Passionate About The Passive Voice
DAVE DAVIES, host:
50 years after its publication, Strunk & White's "Elements of Style" still influences our thinking about language, particularly our disapproval of the passive voice. But our linguist Geoff Nunberg thinks the passive has gotten a bad rap.
Professor GEOFF NUNBERG (Linguistic, UC Berkeley School of Information): For its 50th anniversary edition, Strunk & White's "Elements of Style" has been given the full biblical treatment - in a shiny black hard cover with a title stamped in gold. But there was nothing less like a Bible when the book first appeared in 1959. It was more like a tract, an ostentatiously slender little volume that mixed sensible advice with idiosyncratic fetishes about punctuation and usage. The book had a quirky charm and its style was a model of pith. But by all rights, it should have gone out of print around 1965, if only so that its devotees could have the pleasure of hunting it down in the bargain bins of second hand book stores. Some critics have been hard on the book. In a recent article on the Chronicle of Higher Education, the linguist Geoff Pullum called it over opinionated and under informed, and said that it had degraded American student's grasp of English grammar.
But you can't fault Strunk & White if their whims and prejudices have been canonized and sucked up into a cloud of free floating linguistic folklore. It's just a sign of how muddled and reflexive our received linguistic wisdom has become. Take the way we vilify the passive voice as weak and wussy. Strunk & White disposed of this matter in 200 words and they actually weren't that doctrinaire about it.
But it's become an article of grammatical faith which teachers and usage guides defend with judiciously chosen examples. Compare, I kicked a can and a can was kicked by me. Can't you hear how the first is more vigorous, more muscular, more butch? But then there are plenty of passives that loose their own oomph when they're made into actives. Imagine some Strunk & White fan revising all the titles in the popular musical catalogues, so that we're left with The Animals' "Please Don't Let Anybody Misunderstand Me" and the Eurhythmics' "This Is What They Make Sweet Dreams Out Of." Not to mention Elvis's "Someone Or Something Has Shaken Me All Up."
But the popular rap on the passive isn't just that it's limp, but that it's deceptive, a way to avoid taking responsibility for your actions. The text book example is mistakes were made which CNN's Bill Schneider described as the past exonerative. That charge is due, not to Strunk & White, but to George Orwell's "Politics and the English language," another quirky usage essay that's been absorbed into the culture of wallpaper. The Orwellian overtones of the passive have become so strong that a lot of people use the term for any sentence that sounds evasive, whatever its grammatical structure happens to be.

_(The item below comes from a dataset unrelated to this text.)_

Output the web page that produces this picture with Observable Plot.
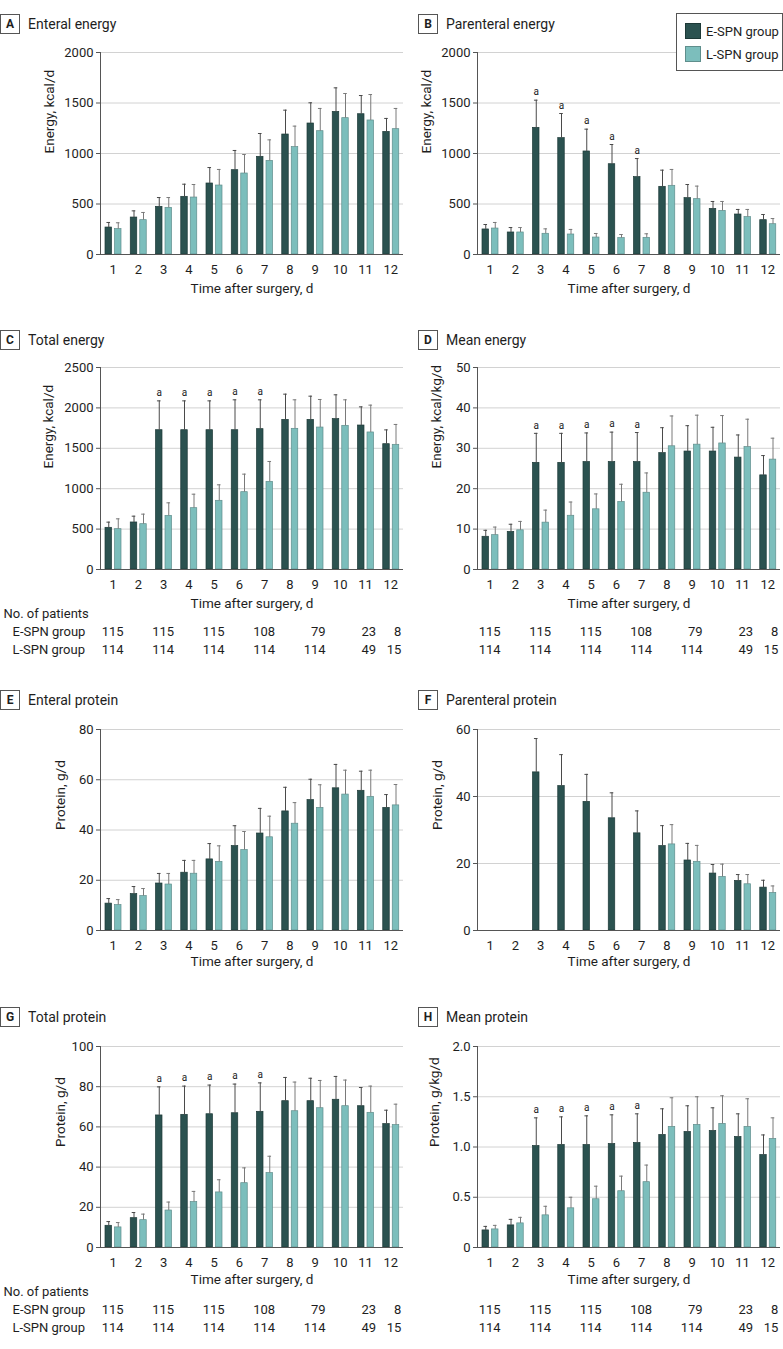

On CNN.com, a self-styled language expert name Paul Payack chastises Obama for using the passive in the sentence, there will be setbacks. In The New Republic, Jason Zengerle hears the passive voice in a prediction that Axelrod will become a lightning rod for public concern. And in a New Yorker piece, not long ago, Nancy Franklin ridiculed Bernard Madoff for using the passive voice when he said - when I began the Ponzi scheme, I believed it would end shortly. That statement may have been disingenuous, but it didn't have any passives in it. But the point was missed not just by Franklin but by the platoon of checkers and editors who famously vet every sentence before it can appear in the magazine.
If nobody can identify a passive sentence in E. B. White's own New Yorker, may be its time to abandon the term. On the language log blog, the linguist Mark Liberman was prompted to announce its end with phythonesque finality. Passive voice has ceased to be, it is expired, kicked the bucket, and shuffled off this mortal coil, it is an ex-grammatical term.
And certainly a lot of the confusion has to do with the term passive voice itself. The style guides are always saying things like: as the name implies, the passive makes writing sound weak and ineffectual. But the grammatical term passive doesn't have anything to do with passivity or unassertiveness. The Latin word Passivus is related to the word pati or suffer, the same route that shows up in the noun patient and in the Passion of Christ. The passive is just the construction we use to focus on the one who undergoes or endures the action of the verb. And if using the passive can sometimes be culpable, there are also times when it's morally imperative.
The writer Julia Kristeva once said that learning the passive is one of the things that makes us human. It's the device that enables us to put ourselves in the place of the people who wind up as the direct objects in history. The done-to rather than the doers. You think of all the nouns we derive from the passive forms of verbs, the abused, the oppressed, the persecuted, the dispossessed. And the passive voice is particularly useful to have around in a time when people are being laid off, tossed out of their homes, dropped from their medical plans and generally worked over.
There is a familiar cadence to those strings of passives. If the syntax Orwell used when he talked about history's victims, defenseless villages are bombarded from the air, the inhabitants driven out into the countryside, the cattle machine-gunned, the huts set on fire with incendiary bullets, nothing limp about that.
DAVIES: Geoff Nunberg is a linguist and the author of the new book "The Years Of Talking Dangerously." For Terry Gross, I'm Dave Davies.